_Recorded data_
***
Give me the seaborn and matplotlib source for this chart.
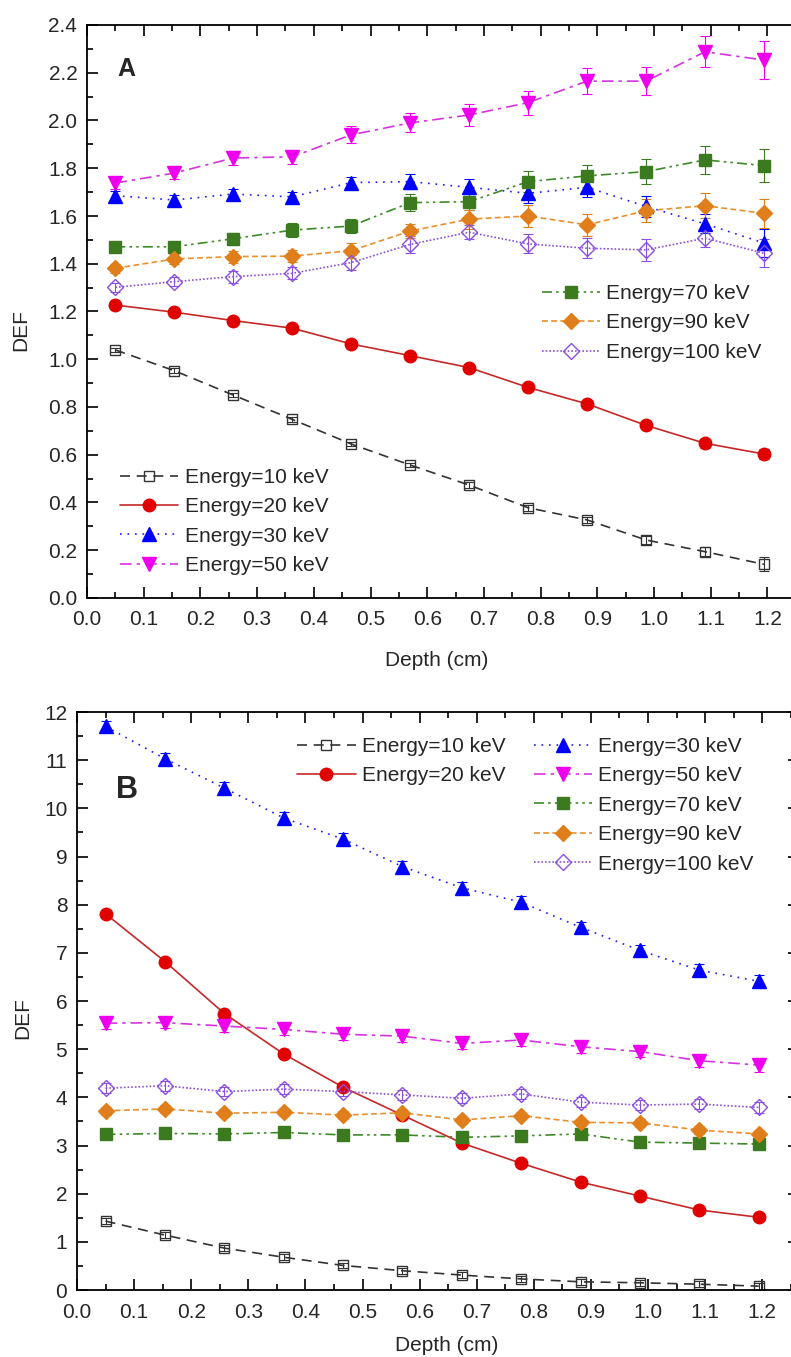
import numpy as np
import pandas as pd
import seaborn as sns
import matplotlib.pyplot as plt
from matplotlib.ticker import MultipleLocator

# --- data ---
depth = [0.05, 0.154, 0.258, 0.362, 0.466, 0.57, 0.674, 0.778, 0.882, 0.986, 1.09, 1.194]
energies = ["10", "20", "30", "50", "70", "90", "100"]

# panel A (DEF values and error bars)
a_10 = [1.039, 0.952, 0.850, 0.748, 0.645, 0.557, 0.473, 0.378, 0.327, 0.243, 0.194, 0.141]
a_20 = [1.227, 1.197, 1.162, 1.130, 1.064, 1.015, 0.965, 0.882, 0.813, 0.723, 0.648, 0.603]
a_30 = [1.685, 1.667, 1.692, 1.680, 1.740, 1.744, 1.720, 1.695, 1.720, 1.640, 1.567, 1.487]
a_50 = [1.738, 1.780, 1.843, 1.848, 1.940, 1.990, 2.023, 2.075, 2.165, 2.165, 2.288, 2.253]
a_70 = [1.471, 1.471, 1.505, 1.541, 1.558, 1.656, 1.660, 1.744, 1.768, 1.786, 1.835, 1.811]
a_90 = [1.381, 1.420, 1.430, 1.432, 1.455, 1.537, 1.587, 1.600, 1.563, 1.622, 1.643, 1.611]
a_100 = [1.301, 1.325, 1.346, 1.360, 1.405, 1.481, 1.532, 1.483, 1.465, 1.458, 1.507, 1.444]

a_10_err = [0.01, 0.01, 0.01, 0.01, 0.01, 0.01, 0.012, 0.012, 0.012, 0.015, 0.02, 0.03]
a_20_err = [0.01, 0.01, 0.01, 0.01, 0.01, 0.01, 0.012, 0.012, 0.015, 0.015, 0.018, 0.02]
a_30_err = [0.02, 0.02, 0.02, 0.02, 0.025, 0.03, 0.035, 0.04, 0.04, 0.043, 0.04, 0.058]
a_50_err = [0.025, 0.025, 0.03, 0.03, 0.035, 0.04, 0.045, 0.05, 0.055, 0.06, 0.066, 0.08]
a_70_err = [0.02, 0.02, 0.025, 0.03, 0.03, 0.035, 0.035, 0.044, 0.045, 0.053, 0.057, 0.068]
a_90_err = [0.02, 0.02, 0.025, 0.025, 0.03, 0.031, 0.04, 0.044, 0.045, 0.049, 0.052, 0.061]
a_100_err = [0.02, 0.02, 0.025, 0.025, 0.03, 0.034, 0.03, 0.04, 0.043, 0.045, 0.036, 0.058]

# panel B
b_10 = [1.43, 1.14, 0.87, 0.68, 0.51, 0.40, 0.31, 0.23, 0.17, 0.15, 0.12, 0.08]
b_20 = [7.81, 6.82, 5.74, 4.90, 4.21, 3.63, 3.05, 2.63, 2.24, 1.95, 1.66, 1.51]
b_30 = [11.70, 11.03, 10.42, 9.80, 9.36, 8.79, 8.35, 8.05, 7.53, 7.05, 6.64, 6.41]
b_50 = [5.54, 5.55, 5.48, 5.41, 5.31, 5.27, 5.12, 5.19, 5.05, 4.95, 4.76, 4.67]
b_70 = [3.23, 3.25, 3.24, 3.27, 3.22, 3.22, 3.17, 3.20, 3.24, 3.07, 3.05, 3.03]
b_90 = [3.72, 3.76, 3.67, 3.69, 3.63, 3.68, 3.53, 3.62, 3.48, 3.47, 3.32, 3.24]
b_100 = [4.19, 4.24, 4.12, 4.17, 4.12, 4.05, 3.98, 4.07, 3.90, 3.84, 3.86, 3.79]

b_10_err = [0.06, 0.06, 0.06, 0.06, 0.06, 0.06, 0.06, 0.06, 0.06, 0.06, 0.06, 0.07]
b_20_err = [0.04, 0.04, 0.04, 0.04, 0.04, 0.04, 0.04, 0.04, 0.04, 0.04, 0.04, 0.05]
b_30_err = [0.12, 0.12, 0.12, 0.12, 0.12, 0.12, 0.12, 0.12, 0.12, 0.12, 0.12, 0.14]
b_50_err = [0.12, 0.12, 0.12, 0.12, 0.12, 0.12, 0.12, 0.12, 0.12, 0.12, 0.12, 0.15]
b_70_err = [0.08, 0.08, 0.08, 0.08, 0.08, 0.08, 0.08, 0.08, 0.08, 0.08, 0.08, 0.08]
b_90_err = [0.08, 0.08, 0.08, 0.08, 0.08, 0.08, 0.08, 0.08, 0.08, 0.08, 0.08, 0.09]
b_100_err = [0.1, 0.1, 0.1, 0.1, 0.1, 0.1, 0.1, 0.1, 0.1, 0.1, 0.1, 0.11]

panel_a = [a_10, a_20, a_30, a_50, a_70, a_90, a_100]
panel_a_err = [a_10_err, a_20_err, a_30_err, a_50_err, a_70_err, a_90_err, a_100_err]
panel_b = [b_10, b_20, b_30, b_50, b_70, b_90, b_100]
panel_b_err = [b_10_err, b_20_err, b_30_err, b_50_err, b_70_err, b_90_err, b_100_err]

# --- styles per energy ---
styles = {
    "10":  dict(color="#333333", mcolor="#333333", marker="s", ms=7, filled=False, ls=(0, (6, 4))),
    "20":  dict(color="#c62828", mcolor="#e00000", marker="o", ms=9, filled=True, ls="-"),
    "30":  dict(color="#1a1aff", mcolor="#0000ff", marker="^", ms=10, filled=True, ls=(0, (1, 3.5))),
    "50":  dict(color="#d633e0", mcolor="#ee00ee", marker="v", ms=10, filled=True, ls=(0, (7, 3, 2, 3))),
    "70":  dict(color="#3c8a28", mcolor="#3b7a1e", marker="s", ms=8.5, filled=True, ls=(0, (6, 2.5, 1.5, 2.5, 1.5, 2.5))),
    "90":  dict(color="#e8902e", mcolor="#e07e1c", marker="D", ms=8.5, filled=True, ls=(0, (3.5, 2))),
    "100": dict(color="#8a4fe0", mcolor="#8a4fe0", marker="D", ms=8.5, filled=False, ls=(0, (1, 1.2))),
}

sns.set_theme(style="ticks")
plt.rcParams['font.family'] = ['Liberation Sans', 'DejaVu Sans']

XMAX = 1.265
fig = plt.figure(figsize=(7.91, 13.57), dpi=100)
ax_a = fig.add_axes([87 / 791, 1 - 598 / 1357, XMAX * 567 / 791, 573 / 1357])
ax_b = fig.add_axes([77 / 791, 1 - 1290 / 1357, XMAX * 571 / 791, 578 / 1357])


def draw_panel(ax, values, errors):
    handles = {}
    for e, vals, errs in zip(energies, values, errors):
        st = styles[e]
        df = pd.DataFrame({"depth": depth, "DEF": vals})
        ax.errorbar(depth, vals, yerr=errs, fmt="none", ecolor=st["mcolor"],
                    elinewidth=0.8, capsize=3.5, capthick=0.8, zorder=1.5)
        sns.lineplot(data=df, x="depth", y="DEF", ax=ax, color=st["color"],
                     linestyle=st["ls"], linewidth=1.2, marker=st["marker"],
                     markersize=st["ms"], markeredgecolor=st["mcolor"],
                     markerfacecolor=st["mcolor"] if st["filled"] else "none",
                     markeredgewidth=1.0, legend=False, zorder=2)
        line = ax.lines[-1]
        line.set_label(f"Energy={e} keV")
        handles[e] = line
    ax.tick_params(which="both", direction="in", top=True, right=True,
                   labelsize=15, width=1.2, color="black")
    ax.tick_params(which="major", length=8)
    ax.tick_params(which="minor", length=4)
    ax.tick_params(axis="x", pad=9)
    ax.tick_params(axis="y", pad=7)
    for s in ax.spines.values():
        s.set_linewidth(1.3)
        s.set_color("black")
    # right frame edge falls outside the cropped picture, only its ticks show
    ax.spines["right"].set_visible(False)
    ax.set_xlim(0, XMAX)
    ax.xaxis.set_major_locator(MultipleLocator(0.1))
    ax.xaxis.set_minor_locator(MultipleLocator(0.05))
    ax.xaxis.set_major_formatter(plt.FuncFormatter(lambda v, p: f"{v:.1f}" if v < 1.21 else ""))
    ax.set_xlabel("Depth (cm)", fontsize=15)
    ax.set_ylabel("DEF", fontsize=15)
    return handles


leg_kw = dict(frameon=False, fontsize=15, handlelength=2.8, handletextpad=0.3,
              labelspacing=0.5, borderpad=0, borderaxespad=0)

# Panel A
h = draw_panel(ax_a, panel_a, panel_a_err)
ax_a.set_ylim(0, 2.4)
ax_a.yaxis.set_major_locator(MultipleLocator(0.2))
ax_a.yaxis.set_minor_locator(MultipleLocator(0.1))
ax_a.yaxis.set_major_formatter(plt.FuncFormatter(lambda v, p: f"{v:.1f}"))
ax_a.text(0.069, 2.216, "A", fontsize=18, fontweight="bold", ha="center", va="center")
leg1 = ax_a.legend([h[e] for e in ["10", "20", "30", "50"]],
                   [f"Energy={e} keV" for e in ["10", "20", "30", "50"]],
                   loc="lower left", bbox_to_anchor=(0.046, 0.04), **leg_kw)
ax_a.add_artist(leg1)
ax_a.legend([h[e] for e in ["70", "90", "100"]],
            [f"Energy={e} keV" for e in ["70", "90", "100"]],
            loc="upper left", bbox_to_anchor=(0.634, 0.548), **leg_kw)
ax_a.xaxis.set_label_coords(0.487, -0.092)
ax_a.yaxis.set_label_coords(-0.079, 0.468)

# Panel B
h = draw_panel(ax_b, panel_b, panel_b_err)
ax_b.set_ylim(0, 12)
ax_b.yaxis.set_major_locator(MultipleLocator(1))
ax_b.yaxis.set_minor_locator(MultipleLocator(0.5))
ax_b.text(0.0876, 10.38, "B", fontsize=22, fontweight="bold", ha="center", va="center")
leg2 = ax_b.legend([h[e] for e in ["10", "20"]],
                   [f"Energy={e} keV" for e in ["10", "20"]],
                   loc="upper left", bbox_to_anchor=(0.305, 0.957), **leg_kw)
ax_b.add_artist(leg2)
ax_b.legend([h[e] for e in ["30", "50", "70", "90", "100"]],
            [f"Energy={e} keV" for e in ["30", "50", "70", "90", "100"]],
            loc="upper left", bbox_to_anchor=(0.632, 0.957), **leg_kw)
ax_b.xaxis.set_label_coords(0.512, -0.080)
ax_b.yaxis.set_label_coords(-0.062, 0.47)

fig.savefig("out.png", dpi=100, facecolor="white")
***
_Set exercise_
Quote, please, every line of the material above from its start through the line that has "0.045, 0.036, 0.058]", reproducing the words exactly and dropping any images.

_Answer_
Give me the seaborn and matplotlib source for this chart.
import numpy as np
import pandas as pd
import seaborn as sns
import matplotlib.pyplot as plt
from matplotlib.ticker import MultipleLocator

# --- data ---
depth = [0.05, 0.154, 0.258, 0.362, 0.466, 0.57, 0.674, 0.778, 0.882, 0.986, 1.09, 1.194]
energies = ["10", "20", "30", "50", "70", "90", "100"]

# panel A (DEF values and error bars)
a_10 = [1.039, 0.952, 0.850, 0.748, 0.645, 0.557, 0.473, 0.378, 0.327, 0.243, 0.194, 0.141]
a_20 = [1.227, 1.197, 1.162, 1.130, 1.064, 1.015, 0.965, 0.882, 0.813, 0.723, 0.648, 0.603]
a_30 = [1.685, 1.667, 1.692, 1.680, 1.740, 1.744, 1.720, 1.695, 1.720, 1.640, 1.567, 1.487]
a_50 = [1.738, 1.780, 1.843, 1.848, 1.940, 1.990, 2.023, 2.075, 2.165, 2.165, 2.288, 2.253]
a_70 = [1.471, 1.471, 1.505, 1.541, 1.558, 1.656, 1.660, 1.744, 1.768, 1.786, 1.835, 1.811]
a_90 = [1.381, 1.420, 1.430, 1.432, 1.455, 1.537, 1.587, 1.600, 1.563, 1.622, 1.643, 1.611]
a_100 = [1.301, 1.325, 1.346, 1.360, 1.405, 1.481, 1.532, 1.483, 1.465, 1.458, 1.507, 1.444]

a_10_err = [0.01, 0.01, 0.01, 0.01, 0.01, 0.01, 0.012, 0.012, 0.012, 0.015, 0.02, 0.03]
a_20_err = [0.01, 0.01, 0.01, 0.01, 0.01, 0.01, 0.012, 0.012, 0.015, 0.015, 0.018, 0.02]
a_30_err = [0.02, 0.02, 0.02, 0.02, 0.025, 0.03, 0.035, 0.04, 0.04, 0.043, 0.04, 0.058]
a_50_err = [0.025, 0.025, 0.03, 0.03, 0.035, 0.04, 0.045, 0.05, 0.055, 0.06, 0.066, 0.08]
a_70_err = [0.02, 0.02, 0.025, 0.03, 0.03, 0.035, 0.035, 0.044, 0.045, 0.053, 0.057, 0.068]
a_90_err = [0.02, 0.02, 0.025, 0.025, 0.03, 0.031, 0.04, 0.044, 0.045, 0.049, 0.052, 0.061]
a_100_err = [0.02, 0.02, 0.025, 0.025, 0.03, 0.034, 0.03, 0.04, 0.043, 0.045, 0.036, 0.058]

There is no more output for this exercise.